_YOUR TASK_
No images are to be carried over; print all other material exactly as it stands.
**** RECORDED INFORMATION
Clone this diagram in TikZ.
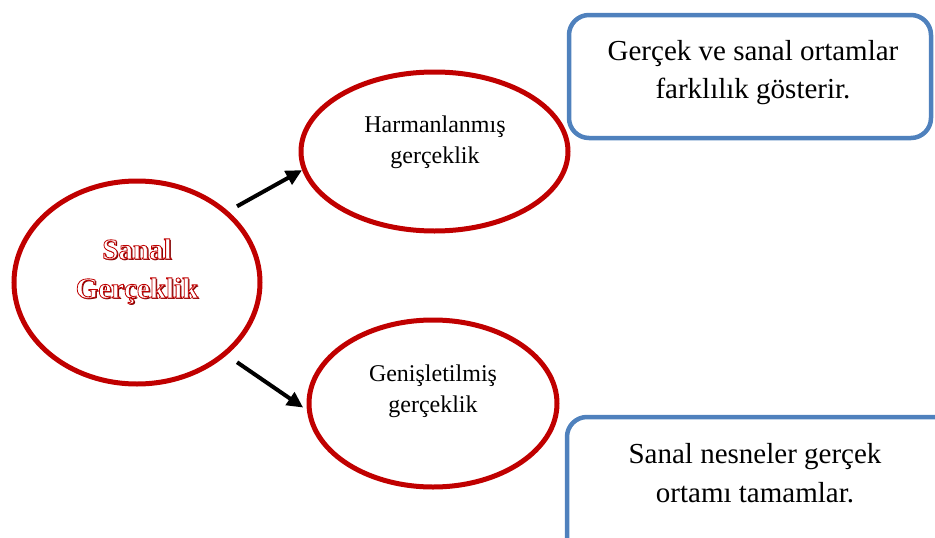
\documentclass[tikz,border=0pt]{standalone}
\usepackage{fontspec}
\setmainfont{Liberation Serif}
\usetikzlibrary{arrows.meta,shapes.geometric}
\definecolor{vred}{RGB}{192,0,0}
\definecolor{vshadow}{RGB}{120,0,0}
\definecolor{vblue}{RGB}{79,129,189}
\newcommand\fancytext[1]{\rlap{\raisebox{-1.3pt}{\hspace{1.3pt}\textcolor{vshadow}{#1}}}{\color{vred}\special{pdf:literal direct 2 Tr 0.8 w 1 g}#1\special{pdf:literal direct 0 Tr}}}
\begin{document}
\begin{tikzpicture}[x=1pt,y=-1pt,
  ell/.style={ellipse, draw=vred, line width=5pt, inner sep=0pt},
  box/.style={rectangle, rounded corners=20pt, draw=vblue, line width=4.5pt, inner sep=0pt},
  arr/.style={-{Triangle[length=16pt,width=15pt]}, line width=4pt, black},
  small/.style={anchor=base, inner sep=0pt, font=\fontsize{24}{28}\selectfont},
  boxtext/.style={anchor=base, inner sep=0pt, font=\fontsize{29}{34}\selectfont},
  bigtext/.style={anchor=base, inner sep=0pt, font=\fontsize{29}{34}\selectfont\bfseries},
]
\useasboundingbox (0,0) rectangle (935,538);
% ellipses
\node[ell, minimum width=246pt, minimum height=203pt] (big) at (137,282.5) {};
\node[ell, minimum width=267pt, minimum height=159pt] (harm) at (434.5,151.5) {};
\node[ell, minimum width=248pt, minimum height=167pt] (low) at (433,403.5) {};
% boxes
\node[box, minimum width=362pt, minimum height=123pt] (boxtop) at (750,76.5) {};
\node[box, minimum width=388pt, minimum height=143pt] (boxbot) at (761,488.5) {};
% texts
\node[bigtext] (t1) at (137,259) {\fancytext{Sanal}};
\node[bigtext] (t2) at (137,298) {\fancytext{Gerçeklik}};
\node[small] (h1) at (435,132) {Harmanlanmış};
\node[small] (h2) at (435,163) {gerçeklik};
\node[small] (g1) at (433,381) {Genişletilmiş};
\node[small] (g2) at (433,412) {gerçeklik};
\node[boxtext] (b1) at (753,60) {Gerçek ve sanal ortamlar};
\node[boxtext] (b2) at (753,98) {farklılık gösterir.};
\node[boxtext] (c1) at (755,463) {Sanal nesneler gerçek};
\node[boxtext] (c2) at (755,502) {ortamı tamamlar.};
% arrows
\draw[arr, shorten <=10pt] (big.38) -- (harm.188);
\draw[arr, shorten <=12.5pt, shorten >=4.5pt] (big.-39) -- (low.183);
\end{tikzpicture}
\end{document}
********
_EXERCISE RESULT_
Clone this diagram in TikZ.
\documentclass[tikz,border=0pt]{standalone}
\usepackage{fontspec}
\setmainfont{Liberation Serif}
\usetikzlibrary{arrows.meta,shapes.geometric}
\definecolor{vred}{RGB}{192,0,0}
\definecolor{vshadow}{RGB}{120,0,0}
\definecolor{vblue}{RGB}{79,129,189}
\newcommand\fancytext[1]{\rlap{\raisebox{-1.3pt}{\hspace{1.3pt}\textcolor{vshadow}{#1}}}{\color{vred}\special{pdf:literal direct 2 Tr 0.8 w 1 g}#1\special{pdf:literal direct 0 Tr}}}
\begin{document}
\begin{tikzpicture}[x=1pt,y=-1pt,
  ell/.style={ellipse, draw=vred, line width=5pt, inner sep=0pt},
  box/.style={rectangle, rounded corners=20pt, draw=vblue, line width=4.5pt, inner sep=0pt},
  arr/.style={-{Triangle[length=16pt,width=15pt]}, line width=4pt, black},
  small/.style={anchor=base, inner sep=0pt, font=\fontsize{24}{28}\selectfont},
  boxtext/.style={anchor=base, inner sep=0pt, font=\fontsize{29}{34}\selectfont},
  bigtext/.style={anchor=base, inner sep=0pt, font=\fontsize{29}{34}\selectfont\bfseries},
]
\useasboundingbox (0,0) rectangle (935,538);
% ellipses
\node[ell, minimum width=246pt, minimum height=203pt] (big) at (137,282.5) {};
\node[ell, minimum width=267pt, minimum height=159pt] (harm) at (434.5,151.5) {};
\node[ell, minimum width=248pt, minimum height=167pt] (low) at (433,403.5) {};
% boxes
\node[box, minimum width=362pt, minimum height=123pt] (boxtop) at (750,76.5) {};
\node[box, minimum width=388pt, minimum height=143pt] (boxbot) at (761,488.5) {};
% texts
\node[bigtext] (t1) at (137,259) {\fancytext{Sanal}};
\node[bigtext] (t2) at (137,298) {\fancytext{Gerçeklik}};
\node[small] (h1) at (435,132) {Harmanlanmış};
\node[small] (h2) at (435,163) {gerçeklik};
\node[small] (g1) at (433,381) {Genişletilmiş};
\node[small] (g2) at (433,412) {gerçeklik};
\node[boxtext] (b1) at (753,60) {Gerçek ve sanal ortamlar};
\node[boxtext] (b2) at (753,98) {farklılık gösterir.};
\node[boxtext] (c1) at (755,463) {Sanal nesneler gerçek};
\node[boxtext] (c2) at (755,502) {ortamı tamamlar.};
% arrows
\draw[arr, shorten <=10pt] (big.38) -- (harm.188);
\draw[arr, shorten <=12.5pt, shorten >=4.5pt] (big.-39) -- (low.183);
\end{tikzpicture}
\end{document}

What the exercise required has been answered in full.